### Task details
In the entries below, find the line with "Output the Python" and the line with "from matplotlib.ticker import MultipleLocator", then retype both and everything between them exactly. Do not copy the pictures.
---- Records to process
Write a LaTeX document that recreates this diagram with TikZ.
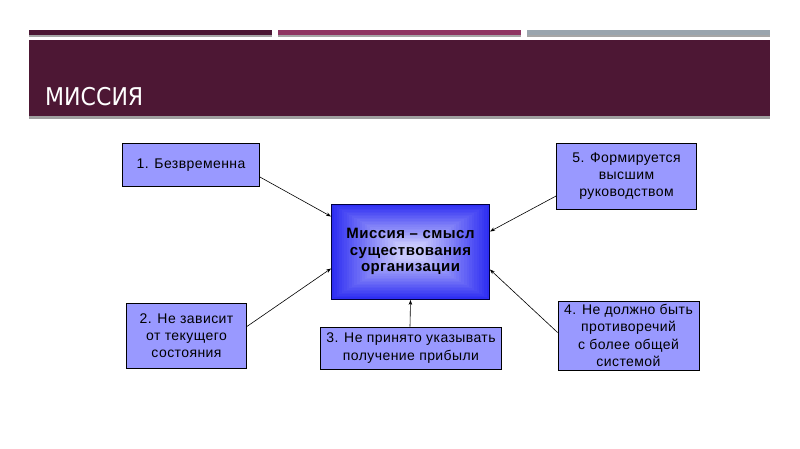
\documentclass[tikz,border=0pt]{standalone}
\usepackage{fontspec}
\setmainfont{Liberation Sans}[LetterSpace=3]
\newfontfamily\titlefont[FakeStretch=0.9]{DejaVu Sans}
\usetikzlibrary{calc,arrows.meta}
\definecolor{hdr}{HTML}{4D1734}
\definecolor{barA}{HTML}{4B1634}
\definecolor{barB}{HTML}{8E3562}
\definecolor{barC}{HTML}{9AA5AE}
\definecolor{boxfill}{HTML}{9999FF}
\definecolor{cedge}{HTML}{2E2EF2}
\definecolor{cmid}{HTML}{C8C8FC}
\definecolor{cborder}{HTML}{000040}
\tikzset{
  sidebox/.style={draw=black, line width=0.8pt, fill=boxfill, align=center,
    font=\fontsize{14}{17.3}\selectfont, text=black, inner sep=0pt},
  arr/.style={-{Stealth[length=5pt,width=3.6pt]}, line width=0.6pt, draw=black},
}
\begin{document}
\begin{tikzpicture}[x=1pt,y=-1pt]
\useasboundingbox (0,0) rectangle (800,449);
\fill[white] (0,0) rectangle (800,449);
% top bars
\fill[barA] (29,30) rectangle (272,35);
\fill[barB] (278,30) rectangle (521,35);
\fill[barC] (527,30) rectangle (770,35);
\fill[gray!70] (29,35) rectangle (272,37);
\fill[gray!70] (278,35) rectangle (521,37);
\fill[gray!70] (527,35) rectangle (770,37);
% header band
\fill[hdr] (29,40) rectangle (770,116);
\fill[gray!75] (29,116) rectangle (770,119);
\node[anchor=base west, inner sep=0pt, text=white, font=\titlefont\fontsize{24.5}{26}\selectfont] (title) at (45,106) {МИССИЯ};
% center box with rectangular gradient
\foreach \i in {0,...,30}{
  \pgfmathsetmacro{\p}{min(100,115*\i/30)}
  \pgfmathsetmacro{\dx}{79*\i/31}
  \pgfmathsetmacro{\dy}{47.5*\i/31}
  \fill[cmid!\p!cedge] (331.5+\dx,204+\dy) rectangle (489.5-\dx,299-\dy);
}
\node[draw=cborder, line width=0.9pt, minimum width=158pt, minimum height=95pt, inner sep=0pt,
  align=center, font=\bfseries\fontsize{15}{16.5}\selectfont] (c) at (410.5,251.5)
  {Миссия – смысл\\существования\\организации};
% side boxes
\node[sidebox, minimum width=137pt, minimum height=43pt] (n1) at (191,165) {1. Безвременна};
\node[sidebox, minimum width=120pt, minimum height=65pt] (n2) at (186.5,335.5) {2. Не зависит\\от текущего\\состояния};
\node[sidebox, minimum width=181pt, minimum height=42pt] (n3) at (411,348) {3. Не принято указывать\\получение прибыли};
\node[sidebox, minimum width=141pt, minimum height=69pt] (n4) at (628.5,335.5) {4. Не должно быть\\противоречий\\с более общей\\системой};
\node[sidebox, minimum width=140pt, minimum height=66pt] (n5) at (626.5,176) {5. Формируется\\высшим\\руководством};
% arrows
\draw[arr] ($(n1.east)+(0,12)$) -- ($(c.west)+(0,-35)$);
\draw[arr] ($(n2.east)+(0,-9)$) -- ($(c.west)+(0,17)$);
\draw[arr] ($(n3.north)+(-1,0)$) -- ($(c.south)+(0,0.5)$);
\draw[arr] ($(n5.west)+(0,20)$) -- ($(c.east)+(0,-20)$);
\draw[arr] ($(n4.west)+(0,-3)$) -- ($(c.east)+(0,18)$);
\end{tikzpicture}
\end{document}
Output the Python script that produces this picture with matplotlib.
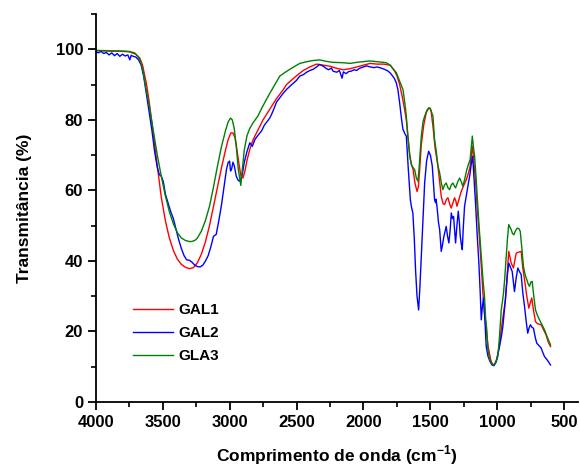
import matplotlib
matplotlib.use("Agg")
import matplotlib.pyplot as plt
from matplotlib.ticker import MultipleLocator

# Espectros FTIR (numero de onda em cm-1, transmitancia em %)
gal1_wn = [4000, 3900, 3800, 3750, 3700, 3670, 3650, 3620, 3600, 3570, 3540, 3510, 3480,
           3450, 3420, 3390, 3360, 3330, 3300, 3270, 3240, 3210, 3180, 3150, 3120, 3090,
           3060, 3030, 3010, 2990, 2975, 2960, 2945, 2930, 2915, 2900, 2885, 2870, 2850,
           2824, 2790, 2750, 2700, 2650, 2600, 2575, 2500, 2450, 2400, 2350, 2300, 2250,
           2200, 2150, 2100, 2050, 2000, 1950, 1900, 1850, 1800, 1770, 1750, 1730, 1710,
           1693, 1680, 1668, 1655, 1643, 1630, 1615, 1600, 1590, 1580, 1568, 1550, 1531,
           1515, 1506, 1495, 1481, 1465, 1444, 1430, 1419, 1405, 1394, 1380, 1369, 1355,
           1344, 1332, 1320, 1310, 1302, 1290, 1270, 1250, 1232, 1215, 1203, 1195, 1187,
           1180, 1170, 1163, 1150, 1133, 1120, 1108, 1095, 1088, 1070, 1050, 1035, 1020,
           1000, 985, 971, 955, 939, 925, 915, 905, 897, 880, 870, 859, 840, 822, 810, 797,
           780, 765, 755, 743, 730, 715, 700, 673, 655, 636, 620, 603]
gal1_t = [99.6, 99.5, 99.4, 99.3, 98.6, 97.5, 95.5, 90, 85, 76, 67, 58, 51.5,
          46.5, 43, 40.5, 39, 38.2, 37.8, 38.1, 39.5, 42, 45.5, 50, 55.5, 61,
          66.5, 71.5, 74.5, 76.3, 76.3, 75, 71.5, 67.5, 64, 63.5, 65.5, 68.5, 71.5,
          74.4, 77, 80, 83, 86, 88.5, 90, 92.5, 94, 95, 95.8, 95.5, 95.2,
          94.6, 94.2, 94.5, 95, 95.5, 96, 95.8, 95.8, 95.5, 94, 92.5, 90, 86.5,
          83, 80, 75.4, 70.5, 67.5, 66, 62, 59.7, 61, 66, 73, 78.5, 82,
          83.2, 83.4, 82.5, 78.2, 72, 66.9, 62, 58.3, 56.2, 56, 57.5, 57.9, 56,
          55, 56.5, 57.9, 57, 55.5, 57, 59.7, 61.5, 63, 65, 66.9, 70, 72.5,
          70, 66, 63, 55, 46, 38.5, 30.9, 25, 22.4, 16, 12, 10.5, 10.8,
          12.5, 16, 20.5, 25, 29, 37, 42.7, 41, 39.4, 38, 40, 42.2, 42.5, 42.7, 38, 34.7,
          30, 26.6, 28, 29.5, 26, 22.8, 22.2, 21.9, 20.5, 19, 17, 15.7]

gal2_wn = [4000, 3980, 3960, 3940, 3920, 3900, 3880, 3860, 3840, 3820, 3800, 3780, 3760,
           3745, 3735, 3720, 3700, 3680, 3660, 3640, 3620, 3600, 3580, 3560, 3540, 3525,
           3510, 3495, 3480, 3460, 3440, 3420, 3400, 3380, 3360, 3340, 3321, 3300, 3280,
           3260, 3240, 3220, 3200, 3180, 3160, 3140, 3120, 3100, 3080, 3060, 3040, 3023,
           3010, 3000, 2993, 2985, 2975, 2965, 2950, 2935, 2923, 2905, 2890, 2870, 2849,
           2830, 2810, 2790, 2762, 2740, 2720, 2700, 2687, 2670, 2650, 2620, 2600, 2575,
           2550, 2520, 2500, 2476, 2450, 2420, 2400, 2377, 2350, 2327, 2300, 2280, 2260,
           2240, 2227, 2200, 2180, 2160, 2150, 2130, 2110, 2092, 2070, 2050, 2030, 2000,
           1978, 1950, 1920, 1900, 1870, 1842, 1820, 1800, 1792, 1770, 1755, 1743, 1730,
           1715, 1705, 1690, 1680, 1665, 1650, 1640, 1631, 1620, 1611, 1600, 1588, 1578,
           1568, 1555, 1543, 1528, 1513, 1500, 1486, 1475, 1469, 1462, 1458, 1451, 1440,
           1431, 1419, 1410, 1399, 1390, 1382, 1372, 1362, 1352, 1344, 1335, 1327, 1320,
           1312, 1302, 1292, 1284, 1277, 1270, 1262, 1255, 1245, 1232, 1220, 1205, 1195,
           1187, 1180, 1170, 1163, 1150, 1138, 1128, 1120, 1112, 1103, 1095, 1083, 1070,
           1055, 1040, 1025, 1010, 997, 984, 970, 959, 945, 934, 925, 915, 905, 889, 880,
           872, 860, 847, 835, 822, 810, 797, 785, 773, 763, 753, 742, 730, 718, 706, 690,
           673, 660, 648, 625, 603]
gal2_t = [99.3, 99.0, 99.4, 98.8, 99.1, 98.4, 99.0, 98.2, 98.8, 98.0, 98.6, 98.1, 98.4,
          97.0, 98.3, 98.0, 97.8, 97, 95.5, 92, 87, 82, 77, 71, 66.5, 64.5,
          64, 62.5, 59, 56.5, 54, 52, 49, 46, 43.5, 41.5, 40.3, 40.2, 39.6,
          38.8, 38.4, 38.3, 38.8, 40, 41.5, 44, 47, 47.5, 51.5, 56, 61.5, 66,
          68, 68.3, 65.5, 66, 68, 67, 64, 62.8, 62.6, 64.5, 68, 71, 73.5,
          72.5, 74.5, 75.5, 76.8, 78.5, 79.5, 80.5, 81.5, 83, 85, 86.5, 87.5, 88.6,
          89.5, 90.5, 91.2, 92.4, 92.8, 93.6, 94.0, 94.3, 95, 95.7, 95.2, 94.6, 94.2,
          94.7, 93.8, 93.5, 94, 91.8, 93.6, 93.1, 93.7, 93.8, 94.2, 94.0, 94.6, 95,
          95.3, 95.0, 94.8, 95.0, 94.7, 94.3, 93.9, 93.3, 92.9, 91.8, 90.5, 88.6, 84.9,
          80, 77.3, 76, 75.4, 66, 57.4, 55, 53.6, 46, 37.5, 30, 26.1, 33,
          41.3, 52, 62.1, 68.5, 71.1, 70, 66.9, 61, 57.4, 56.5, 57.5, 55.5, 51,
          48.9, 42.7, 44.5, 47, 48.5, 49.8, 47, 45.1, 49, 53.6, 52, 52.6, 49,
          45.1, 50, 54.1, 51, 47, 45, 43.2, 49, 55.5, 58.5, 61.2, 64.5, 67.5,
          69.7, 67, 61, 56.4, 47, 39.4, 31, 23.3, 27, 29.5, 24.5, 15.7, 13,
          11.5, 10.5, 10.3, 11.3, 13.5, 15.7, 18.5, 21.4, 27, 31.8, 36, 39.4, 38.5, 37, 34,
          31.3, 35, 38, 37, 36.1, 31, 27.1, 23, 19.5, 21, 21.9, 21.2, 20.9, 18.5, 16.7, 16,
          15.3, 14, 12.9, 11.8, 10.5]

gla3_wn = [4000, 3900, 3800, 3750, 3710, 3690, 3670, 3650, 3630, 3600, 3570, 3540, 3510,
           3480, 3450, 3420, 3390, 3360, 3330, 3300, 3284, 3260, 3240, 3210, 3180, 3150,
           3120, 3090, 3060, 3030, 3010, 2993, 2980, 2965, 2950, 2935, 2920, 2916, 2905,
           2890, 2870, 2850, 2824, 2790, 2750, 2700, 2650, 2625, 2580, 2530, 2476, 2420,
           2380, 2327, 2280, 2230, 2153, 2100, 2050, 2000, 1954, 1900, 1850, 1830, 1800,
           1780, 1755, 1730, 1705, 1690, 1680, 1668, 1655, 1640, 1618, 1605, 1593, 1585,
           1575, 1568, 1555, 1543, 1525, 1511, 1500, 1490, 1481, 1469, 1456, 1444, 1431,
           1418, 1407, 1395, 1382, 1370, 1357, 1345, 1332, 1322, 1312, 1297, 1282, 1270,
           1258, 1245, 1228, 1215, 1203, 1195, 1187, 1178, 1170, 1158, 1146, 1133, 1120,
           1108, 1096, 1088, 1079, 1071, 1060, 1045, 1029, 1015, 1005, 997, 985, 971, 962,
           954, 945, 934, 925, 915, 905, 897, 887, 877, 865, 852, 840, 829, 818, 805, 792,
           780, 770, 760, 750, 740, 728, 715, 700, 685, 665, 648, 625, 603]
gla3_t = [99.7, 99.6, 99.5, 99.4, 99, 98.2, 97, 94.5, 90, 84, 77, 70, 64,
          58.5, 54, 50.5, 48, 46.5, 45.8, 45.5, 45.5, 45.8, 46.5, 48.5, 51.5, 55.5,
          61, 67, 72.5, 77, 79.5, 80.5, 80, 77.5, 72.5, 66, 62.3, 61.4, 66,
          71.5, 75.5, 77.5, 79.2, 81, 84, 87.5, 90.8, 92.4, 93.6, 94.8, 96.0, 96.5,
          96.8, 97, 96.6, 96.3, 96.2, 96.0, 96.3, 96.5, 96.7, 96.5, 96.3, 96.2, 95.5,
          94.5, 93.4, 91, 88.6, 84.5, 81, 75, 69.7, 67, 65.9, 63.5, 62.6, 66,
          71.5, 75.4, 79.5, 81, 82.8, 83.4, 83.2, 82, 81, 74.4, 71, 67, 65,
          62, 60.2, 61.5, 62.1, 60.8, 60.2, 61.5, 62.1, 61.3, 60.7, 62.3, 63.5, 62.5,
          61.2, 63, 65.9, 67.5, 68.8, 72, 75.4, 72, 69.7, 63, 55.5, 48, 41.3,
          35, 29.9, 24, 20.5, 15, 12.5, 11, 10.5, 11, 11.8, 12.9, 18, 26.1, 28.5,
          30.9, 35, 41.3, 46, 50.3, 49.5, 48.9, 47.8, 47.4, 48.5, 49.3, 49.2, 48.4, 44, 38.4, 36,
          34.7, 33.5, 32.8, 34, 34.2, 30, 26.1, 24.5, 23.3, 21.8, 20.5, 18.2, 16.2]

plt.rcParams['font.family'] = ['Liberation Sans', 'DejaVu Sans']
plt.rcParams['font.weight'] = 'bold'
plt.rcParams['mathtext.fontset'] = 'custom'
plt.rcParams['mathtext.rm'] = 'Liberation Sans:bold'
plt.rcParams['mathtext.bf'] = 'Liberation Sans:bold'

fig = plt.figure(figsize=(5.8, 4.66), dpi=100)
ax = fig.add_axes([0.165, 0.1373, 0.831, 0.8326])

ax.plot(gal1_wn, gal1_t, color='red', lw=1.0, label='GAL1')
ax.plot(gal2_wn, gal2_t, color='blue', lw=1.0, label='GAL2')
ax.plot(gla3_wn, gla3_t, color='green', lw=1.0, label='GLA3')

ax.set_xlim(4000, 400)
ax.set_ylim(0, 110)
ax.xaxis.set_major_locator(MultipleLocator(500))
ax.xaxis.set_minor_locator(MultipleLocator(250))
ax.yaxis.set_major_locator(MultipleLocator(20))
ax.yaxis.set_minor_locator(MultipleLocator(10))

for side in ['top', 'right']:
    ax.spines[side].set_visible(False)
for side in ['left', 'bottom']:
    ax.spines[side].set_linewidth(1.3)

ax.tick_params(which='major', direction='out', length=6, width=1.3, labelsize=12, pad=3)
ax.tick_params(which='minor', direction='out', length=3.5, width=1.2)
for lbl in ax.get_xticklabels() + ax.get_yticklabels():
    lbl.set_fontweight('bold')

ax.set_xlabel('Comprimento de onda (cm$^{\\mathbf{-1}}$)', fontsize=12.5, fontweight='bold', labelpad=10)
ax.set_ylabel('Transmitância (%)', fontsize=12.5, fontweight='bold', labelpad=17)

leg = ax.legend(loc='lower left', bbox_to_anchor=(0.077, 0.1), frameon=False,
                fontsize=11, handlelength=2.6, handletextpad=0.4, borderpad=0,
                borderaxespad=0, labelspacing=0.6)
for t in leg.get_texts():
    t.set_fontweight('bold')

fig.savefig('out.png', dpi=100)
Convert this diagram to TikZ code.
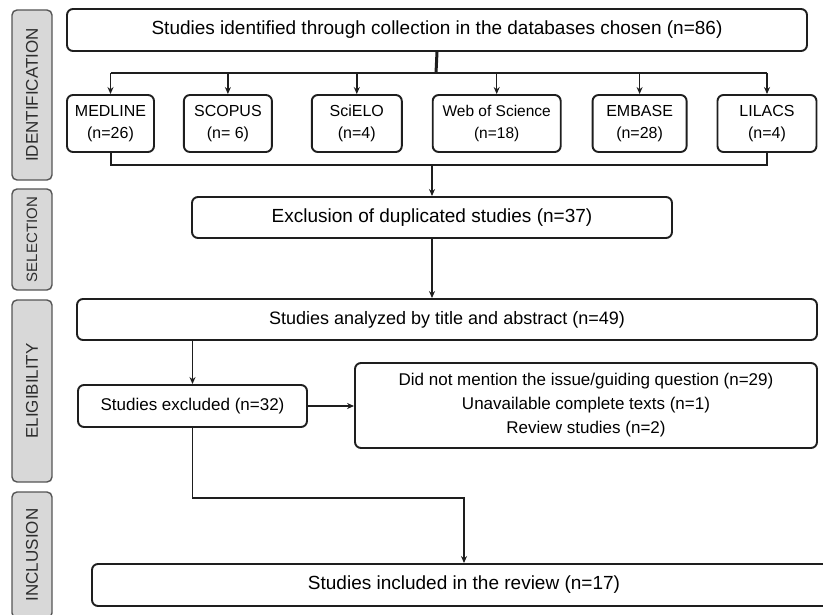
--------
### Result
Output the Python script that produces this picture with matplotlib.
import matplotlib
matplotlib.use("Agg")
import matplotlib.pyplot as plt
from matplotlib.ticker import MultipleLocator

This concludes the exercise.